Half the states allow warrantless blood withdrawal in routine DUI cases.
The blood test showed that McNeely was over the legal limit. The Missouri Supreme Court ruled that that the officers were “not justified” in forcibly withdrawing McNeely’s blood because it was not an “emergency” and should have obtained a warrant before the withdrawal. Prosecutors appealed to the United States Supreme Court arguing that officers should be allowed to forcibly withdraw blood because the alcohol in blood can disappear by the time a warrant can be obtained thereby making it an emergency. The United Supreme Court decided to hear the case and on April 17, 2013 came to a decision.
Drum roll please…
The court held that the officers in McNeely’s case should have obtained a warrant before withdrawing his blood.
Justice Sonia Sotomayor wrote for the majority with Justices Antonin Scalia, Ruth Bader Ginsburg, Elena Kagan, and Anthony M. Kennedy joining.

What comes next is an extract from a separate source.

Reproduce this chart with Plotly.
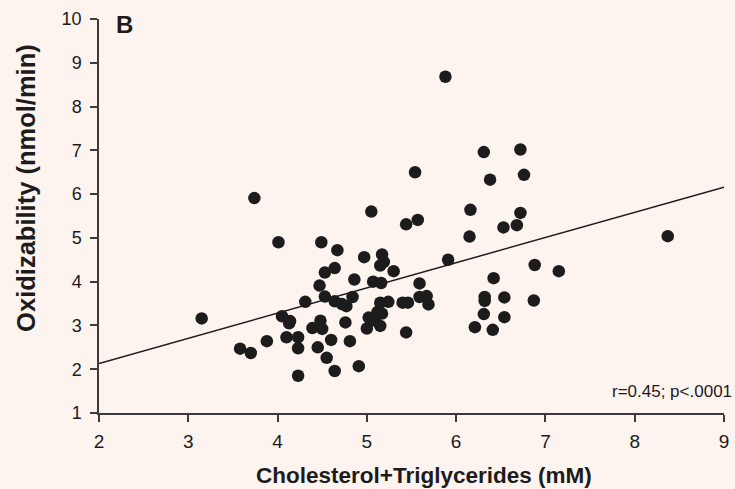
import plotly.graph_objects as go

# Data
chol_tg = [3.15, 3.58, 3.70, 3.74, 3.88, 4.01, 4.05, 4.14, 4.13, 4.10, 4.23, 4.23, 4.23,
           4.31, 4.39, 4.45, 4.47, 4.49, 4.48, 4.50, 4.53, 4.53, 4.55, 4.60, 4.64, 4.64,
           4.64, 4.67, 4.72, 4.77, 4.76, 4.81, 4.84, 4.86, 4.91, 4.97, 5.00, 5.02, 5.05,
           5.07, 5.09, 5.12, 5.15, 5.15, 5.16, 5.15, 5.17, 5.17, 5.19, 5.24, 5.30, 5.40,
           5.44, 5.44, 5.46, 5.54, 5.57, 5.59, 5.59, 5.67, 5.69, 5.88, 5.91, 6.15, 6.16,
           6.21, 6.31, 6.31, 6.32, 6.32, 6.38, 6.41, 6.42, 6.53, 6.54, 6.54, 6.68, 6.72,
           6.72, 6.76, 6.88, 6.87, 7.15, 8.37]
oxidizability = [3.16, 2.47, 2.37, 5.91, 2.64, 4.90, 3.21, 3.10, 3.05, 2.73, 2.73, 2.48, 1.85,
                 3.54, 2.94, 2.50, 3.91, 4.90, 3.11, 2.92, 4.21, 3.66, 2.26, 2.67, 1.96, 4.31,
                 3.55, 4.72, 3.49, 3.44, 3.07, 2.64, 3.65, 4.05, 2.07, 4.56, 2.93, 3.18, 5.60,
                 4.00, 3.11, 3.31, 2.99, 4.37, 3.97, 3.52, 4.62, 3.27, 4.45, 3.54, 4.24, 3.52,
                 2.84, 5.31, 3.52, 6.50, 5.41, 3.96, 3.65, 3.67, 3.48, 8.68, 4.50, 5.03, 5.64,
                 2.96, 6.96, 3.26, 3.65, 3.56, 6.33, 2.90, 4.08, 5.24, 3.64, 3.19, 5.29, 7.02,
                 5.57, 6.44, 4.38, 3.57, 4.24, 5.04]
fit_x = [2, 9]
fit_y = [2.13, 6.16]

x_ticks = [2, 3, 4, 5, 6, 7, 8, 9]
y_ticks = [1, 2, 3, 4, 5, 6, 7, 8, 9, 10]

panel_label = "B"
stat_text = "r=0.45; p<.0001"
x_title = "Cholesterol+Triglycerides (mM)"
y_title = "Oxidizability (nmol/min)"

BG = "#FDF4F0"
FONT = "Liberation Sans, Arial, sans-serif"
INK = "#1c1c1c"

fig = go.Figure()
fig.add_trace(go.Scatter(x=fit_x, y=fit_y, mode="lines",
                         line=dict(color=INK, width=1.5), hoverinfo="skip"))
fig.add_trace(go.Scatter(x=chol_tg, y=oxidizability, mode="markers",
                         marker=dict(size=12.5, color=INK, line=dict(width=0))))

axis_common = dict(showgrid=False, zeroline=False, showline=True, linecolor="#3a3a3a",
                   linewidth=1.5, ticks="outside", ticklen=7, tickwidth=1.5,
                   tickcolor="#3a3a3a")

fig.update_layout(
    width=735, height=489,
    margin=dict(l=99, r=6, t=19, b=76),
    paper_bgcolor=BG, plot_bgcolor=BG,
    showlegend=False,
    xaxis=dict(range=[2, 9], tickvals=x_ticks, ticktext=[str(v) for v in x_ticks],
               tickfont=dict(family=FONT, size=19, color=INK), ticklabelstandoff=3,
               **axis_common),
    yaxis=dict(range=[1, 10], tickvals=y_ticks, ticktext=[str(v) for v in y_ticks],
               tickfont=dict(family=FONT, size=18, color=INK), ticklabelstandoff=5,
               **axis_common),
    annotations=[
        dict(text=panel_label, xref="paper", yref="paper", x=0.024, y=0.985,
             xanchor="left", yanchor="middle", showarrow=False,
             font=dict(family=FONT, size=24, color=INK, weight="bold")),
        dict(text=stat_text, xref="paper", yref="paper", x=1.016, y=0.055,
             xanchor="right", yanchor="middle", showarrow=False,
             font=dict(family=FONT, size=17, color=INK)),
        dict(text=x_title, xref="paper", yref="paper", x=0.52, y=-0.158,
             xanchor="center", yanchor="middle", showarrow=False,
             font=dict(family=FONT, size=22.5, color=INK, weight="bold")),
        dict(text=y_title, xref="paper", yref="paper", x=-0.118, y=0.572,
             xanchor="center", yanchor="middle", showarrow=False, textangle=-90,
             font=dict(family=FONT, size=25.5, color=INK, weight="bold")),
    ],
)

fig.write_html("out.html")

The majority held that the withdrawal of a DUI suspect’s blood without a warrant and without consent constituted an illegal search in violation of McNeely’s Fourth Amendment right against unreasonable searches and seizures.
Justice Sotomayor wrote, “We hold that in drunk-driving investigations, the natural dissipation of alcohol in the bloodstream does not constitute an exigency in every case sufficient to justify conducting a blood test without a warrant.”
This is not to say that in some cases exigency could be determined by other factors. While the court did not set a bright line rule, it did affirm the long standing “totality of circumstances” test which essentially means that the requirement of a warrant will continue to be determined on a case-by-case basis. The court’s failure to set a bright line rule led Chief Justice John Roberts to comment in his concurrence, “A police officer reading this court’s opinion would have no idea, no idea, what the Fourth Amendment requires of him, once he decides to obtain a blood sample from a drunk driving suspect who has refused a breathalyzer test.”
Essentially the Court acknowledged that officers cannot sidestep the oversight of a neutral judge when searching the thing we hold most private; our bodies. The practical effect of the ruling will be that law enforcement agencies will likely have to accelerate the warrant process without circumventing constitutional safeguards.
This is a great decision and I agree with Steven R. Shapiro, the attorney who represented McNeely before the Supreme Court, when he said, “We know from experience that drunk-driving laws can be strictly enforced without abandoning constitutional rights. Today’s decision appropriately recognizes what half the states have already demonstrated – that maintaining highway safety does not require sacrificing person privacy.”